Fifthly, there are those other apparent impossibilities that involve contradictions between solid theory and solid observation. For example, astrophysicists predict that in-the-beginning (the Big Bang event) equal amounts of matter and antimatter should have been created. Observation says otherwise – it’s a matter dominated Universe. Physicists predict a certain value for the vacuum energy. Experiment shows the vacuum energy to be some 120 orders of magnitude less that what theory mandates – the biggest discrepancy between theory and observation ever in the history of science. Theory suggests that the physical laws, principles and relationships that govern the Universe should be able to be unified into a Theory of Everything (TOE) – an ultimate equation that can fit on the front of a tee-shirt. The most brilliant minds on the planet have struggled decade after decade after decade to find one that works in practice. Absolute failure has resulted – at least to date. Something’s screwy somewhere!

Finally there is a resolution to all of this that will make nobody happy! That resolution is that life, the Universe and everything is a work of fiction – an illusion. For example, there are art works that can depict 2-D images of objects that are impossible to construct in 3-D. You can believe hundreds of impossible things before breakfast, lunch and dinner if you take films, TV shows, holograms and video games at face value. The list of impossibilities that you’ll find written in novels, short stories, plays, fine literature or the pulps, comic books galore – well, fiction full-stop – would itself fill a goodly sized book, perhaps several volumes worth.

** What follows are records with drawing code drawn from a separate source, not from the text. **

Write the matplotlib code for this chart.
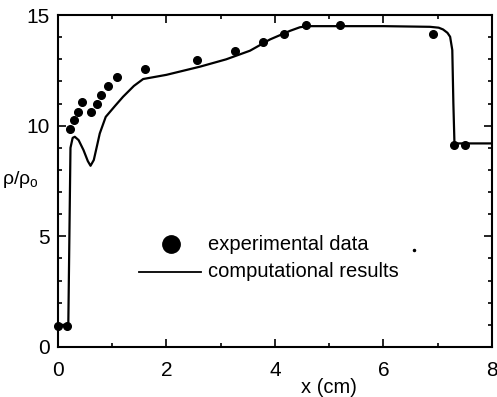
import matplotlib.pyplot as plt
from matplotlib.ticker import MultipleLocator

plt.rcParams['font.family'] = ['Liberation Sans', 'DejaVu Sans']
plt.rcParams['mathtext.fontset'] = 'custom'
plt.rcParams['mathtext.sf'] = 'Liberation Sans'

# experimental data
exp_x = [0.0, 0.16, 0.22, 0.29, 0.36, 0.45, 0.60, 0.71, 0.79, 0.92, 1.08,
         1.61, 2.57, 3.26, 3.78, 4.17, 4.57, 5.20, 6.91, 7.31, 7.50]
exp_y = [0.96, 0.96, 9.85, 10.26, 10.63, 11.07, 10.63, 11.0, 11.39, 11.79, 12.19,
         12.58, 12.95, 13.38, 13.77, 14.16, 14.57, 14.57, 14.13, 9.13, 9.13]

# computational results
comp_x = [0.0, 0.19, 0.21, 0.23, 0.27, 0.31, 0.38, 0.47, 0.55, 0.60, 0.66, 0.72,
          0.77, 0.88, 1.05, 1.2, 1.4, 1.57, 2.0, 2.62, 3.1, 3.54, 3.91, 4.28,
          4.46, 4.6, 4.77, 6.0, 6.86, 7.02, 7.1, 7.18, 7.23, 7.27, 7.29, 7.31, 7.35, 8.0]
comp_y = [1.0, 1.0, 5.0, 9.0, 9.45, 9.5, 9.35, 8.9, 8.4, 8.19, 8.45, 9.1,
          9.65, 10.4, 10.89, 11.31, 11.8, 12.11, 12.3, 12.67, 13.0, 13.39, 13.9, 14.29,
          14.45, 14.5, 14.5, 14.5, 14.47, 14.43, 14.35, 14.2, 14.02, 13.42, 11.0, 9.2, 9.2, 9.2]

x_ticks = [0, 2, 4, 6, 8]
y_ticks = [0, 5, 10, 15]

fig = plt.figure(figsize=(4.97, 3.97), dpi=100)
ax = fig.add_axes([0.1167, 0.126, 0.873, 0.836])

ax.plot(comp_x, comp_y, color='black', lw=1.6, solid_joinstyle='round')
ax.plot(exp_x, exp_y, 'o', color='black', markersize=5.5, clip_on=False)

# legend drawn by hand
ax.plot([2.08], [4.65], 'o', color='black', markersize=12.5)
ax.text(2.76, 4.65, 'experimental data', fontsize=14.5, va='center')
ax.plot([1.49, 2.64], [3.4, 3.4], color='black', lw=1.3)
ax.text(2.76, 3.4, 'computational results', fontsize=14.5, va='center')
ax.plot([6.56], [4.37], 'o', color='black', markersize=1.5)

ax.set_xlim(0, 8)
ax.set_ylim(0, 15)
ax.set_xticks(x_ticks)
ax.set_yticks(y_ticks)
ax.xaxis.set_minor_locator(MultipleLocator(1))
ax.yaxis.set_minor_locator(MultipleLocator(1))
ax.tick_params(which='both', direction='in', top=True, right=True, labelsize=15, width=1.2)
ax.tick_params(which='major', length=6)
ax.tick_params(axis='x', which='major', pad=10)
ax.tick_params(axis='y', which='major', pad=6)
ax.tick_params(which='minor', length=3)
for s in ax.spines.values():
    s.set_linewidth(1.5)

ax.text(5.0, -1.85, 'x (cm)', fontsize=14.5, ha='center', va='center')
ax.text(-0.7, 7.55, r'ρ/ρ$_\mathsf{o}$', fontsize=14, ha='center', va='center')

fig.savefig('out.png', dpi=100)
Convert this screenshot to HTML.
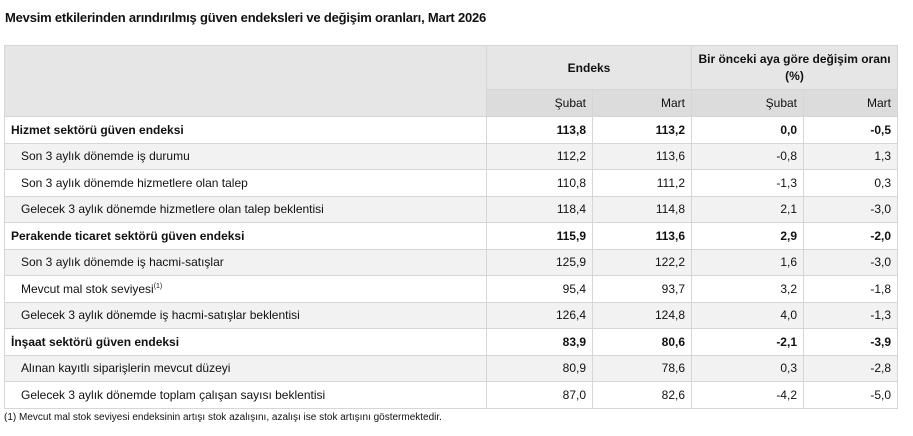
<!DOCTYPE html>
<html><head><meta charset="utf-8"><style>
body{margin:0;background:#fff;width:913px;height:436px;overflow:hidden;font-family:"Liberation Sans",Arial,sans-serif;color:#111;position:relative}
.t{position:absolute;left:5px;top:10px;font-size:13px;font-weight:bold;letter-spacing:-0.2px}
table{position:absolute;left:4px;top:45px;width:893px;border-collapse:collapse;table-layout:fixed;font-size:12px}
td,th{border:1px solid #d6d6d6;padding:0 6px;box-sizing:border-box}
th{font-weight:bold;background:#e6e6e6}
tr.h2 td{background:#dcdcdc;text-align:right;height:27px}
tbody td{height:26.5px;text-align:right}
tbody td:first-child{text-align:left}
tbody tr:nth-child(even) td{background:#f2f2f2}
tr.b td{font-weight:bold}
td.i{padding-left:16px}
.f{position:absolute;left:4px;top:412px;font-size:10px}
sup{font-size:7px}
</style></head><body>
<div class="t">Mevsim etkilerinden arındırılmış güven endeksleri ve değişim oranları, Mart 2026</div>
<table>
<colgroup><col style="width:482px"><col style="width:106px"><col style="width:99px"><col style="width:112px"><col style="width:94px"></colgroup>
<thead>
<tr><th rowspan="2" style="height:71px"></th><th colspan="2" style="height:44px">Endeks</th><th colspan="2" style="line-height:17px;white-space:nowrap;padding:0 4px">Bir önceki aya göre değişim oranı<br>(%)</th></tr>
<tr class="h2"><td>Şubat</td><td>Mart</td><td>Şubat</td><td>Mart</td></tr>
</thead>
<tbody>
<tr class="b"><td>Hizmet sektörü güven endeksi</td><td>113,8</td><td>113,2</td><td>0,0</td><td>-0,5</td></tr>
<tr><td class="i">Son 3 aylık dönemde iş durumu</td><td>112,2</td><td>113,6</td><td>-0,8</td><td>1,3</td></tr>
<tr><td class="i">Son 3 aylık dönemde hizmetlere olan talep</td><td>110,8</td><td>111,2</td><td>-1,3</td><td>0,3</td></tr>
<tr><td class="i">Gelecek 3 aylık dönemde hizmetlere olan talep beklentisi</td><td>118,4</td><td>114,8</td><td>2,1</td><td>-3,0</td></tr>
<tr class="b"><td>Perakende ticaret sektörü güven endeksi</td><td>115,9</td><td>113,6</td><td>2,9</td><td>-2,0</td></tr>
<tr><td class="i">Son 3 aylık dönemde iş hacmi-satışlar</td><td>125,9</td><td>122,2</td><td>1,6</td><td>-3,0</td></tr>
<tr><td class="i">Mevcut mal stok seviyesi<sup>(1)</sup></td><td>95,4</td><td>93,7</td><td>3,2</td><td>-1,8</td></tr>
<tr><td class="i">Gelecek 3 aylık dönemde iş hacmi-satışlar beklentisi</td><td>126,4</td><td>124,8</td><td>4,0</td><td>-1,3</td></tr>
<tr class="b"><td>İnşaat sektörü güven endeksi</td><td>83,9</td><td>80,6</td><td>-2,1</td><td>-3,9</td></tr>
<tr><td class="i">Alınan kayıtlı siparişlerin mevcut düzeyi</td><td>80,9</td><td>78,6</td><td>0,3</td><td>-2,8</td></tr>
<tr><td class="i">Gelecek 3 aylık dönemde toplam çalışan sayısı beklentisi</td><td>87,0</td><td>82,6</td><td>-4,2</td><td>-5,0</td></tr>
</tbody>
</table>
<div class="f">(1) Mevcut mal stok seviyesi endeksinin artışı stok azalışını, azalışı ise stok artışını göstermektedir.</div>
</body></html>
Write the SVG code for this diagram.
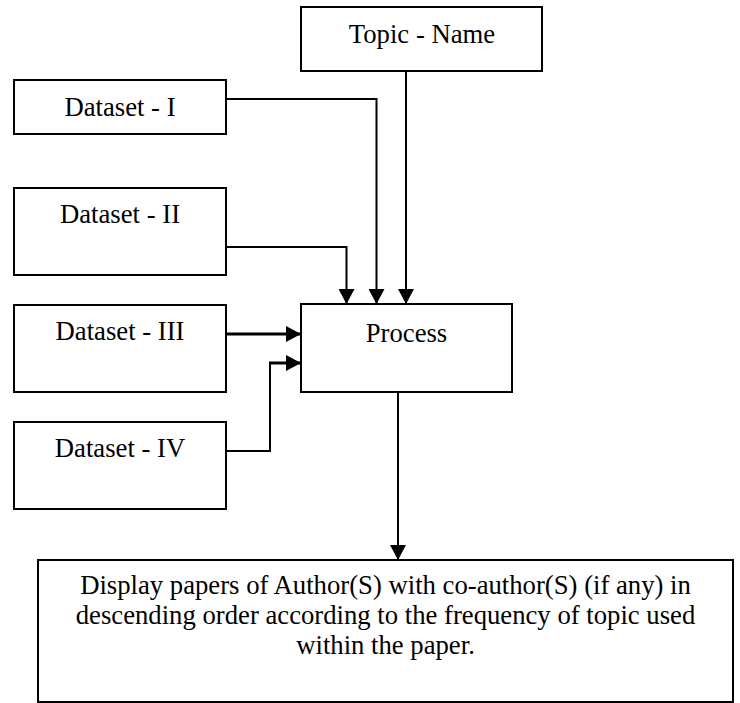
<svg xmlns="http://www.w3.org/2000/svg" width="740" height="703" viewBox="0 0 740 703">
<style>
.box{fill:#fff;stroke:#000;stroke-width:2}
.t{font-family:"Liberation Serif","Times New Roman",serif;font-size:26.7px;fill:#000;text-anchor:middle}
.c{fill:none;stroke:#000;stroke-width:2}
.c3{fill:none;stroke:#000;stroke-width:3}
</style>
<defs>
<marker id="ah" viewBox="0 0 15 16" refX="15" refY="8" markerWidth="15" markerHeight="16" markerUnits="userSpaceOnUse" orient="auto">
<path d="M0,0 L15,8 L0,16 z" fill="#000"/>
</marker>
</defs>
<rect width="740" height="703" fill="#fff"/>
<g id="topic"><rect class="box" x="301" y="7" width="241" height="64"/><text class="t" x="422" y="43">Topic - Name</text></g>
<g id="ds1"><rect class="box" x="14" y="80" width="212" height="54"/><text class="t" x="120" y="116">Dataset - I</text></g>
<g id="ds2"><rect class="box" x="14" y="188" width="212" height="87"/><text class="t" x="120" y="223">Dataset - II</text></g>
<g id="ds3"><rect class="box" x="14" y="305" width="212" height="87"/><text class="t" x="120" y="340">Dataset - III</text></g>
<g id="ds4"><rect class="box" x="14" y="422" width="212" height="87"/><text class="t" x="120" y="457">Dataset - IV</text></g>
<g id="process"><rect class="box" x="301" y="304" width="211" height="88"/><text class="t" x="406.5" y="342">Process</text></g>
<g id="display"><rect class="box" x="38" y="560" width="695" height="142"/>
<text class="t" x="385.5" y="594">Display papers of Author(S) with co-author(S) (if any) in</text>
<text class="t" x="385.5" y="624">descending order according to the frequency of topic used</text>
<text class="t" x="385.5" y="654">within the paper.</text></g>
<g id="connectors">
<path class="c" d="M406,71 V304" marker-end="url(#ah)"/>
<path class="c" d="M226,99 H376.5 V304" marker-end="url(#ah)"/>
<path class="c" d="M226,247 H346.5 V304" marker-end="url(#ah)"/>
<path class="c3" d="M226,334 H301" marker-end="url(#ah)"/>
<path class="c" d="M226,451 H270 V363"/>
<path class="c3" d="M269,363 H301" marker-end="url(#ah)"/>
<path class="c" d="M398,392 V560" marker-end="url(#ah)"/>
</g>
</svg>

So, our Universe, filled with many paradoxes, contradictions, impossibilities, implausibility’s, or improbabilities reads more like sci-fi or looks more like a video game or computer simulation. If so, then we’re part of a simulation by powers or people (aliens?) unknown and probably unknowable, just like a character in a video game can’t be aware of the identity of either who created the game, or the player.

Our Universe isn’t real; Planet Earth isn’t real; you’re not real; I’m not real. However the Universe is virtually real; Planet Earth is virtually real; you are virtually real; as am I. We’re all the creation of someone, or something, else that is real. Or maybe that entity in itself is the creation of an even more remote – one step further removed – something. It’s like a character in a film making a film; a character in a video game creating a video game; a character in a novel writing a novel; a person depicted in a painting who is making a painting.

Now if you imagine yourself as god (or a good computer programmer or creator of video games) creating a universe from scratch, well, being not quite Mr. or Mrs. or Ms. Perfection, might you not for one reason or another cut corners or accidentally stuff things up and end up creating in your virtual world impossibilities, implausibility’s or improbabilities?

In this scenario, as the song lyrics state, ‘heavens knows, anything goes’!

What would it take to swing one around to the simulation point of view? Well, you’d need a set of observations that could not be refuted, ideally experimental ones that are repeatable and repeated, that science, not even in it’s wildest theoretical best, can adequately and naturally explain, and which at the same time shatters some ultra well established and most fundamental of scientific principles – say gravity. What if all tennis balls, and only tennis balls, started floating upwards? Either that would demonstrate a simulated Universe, or else you’d better be prepared to think supernatural. Of the two, at least the former is still scientific and rational!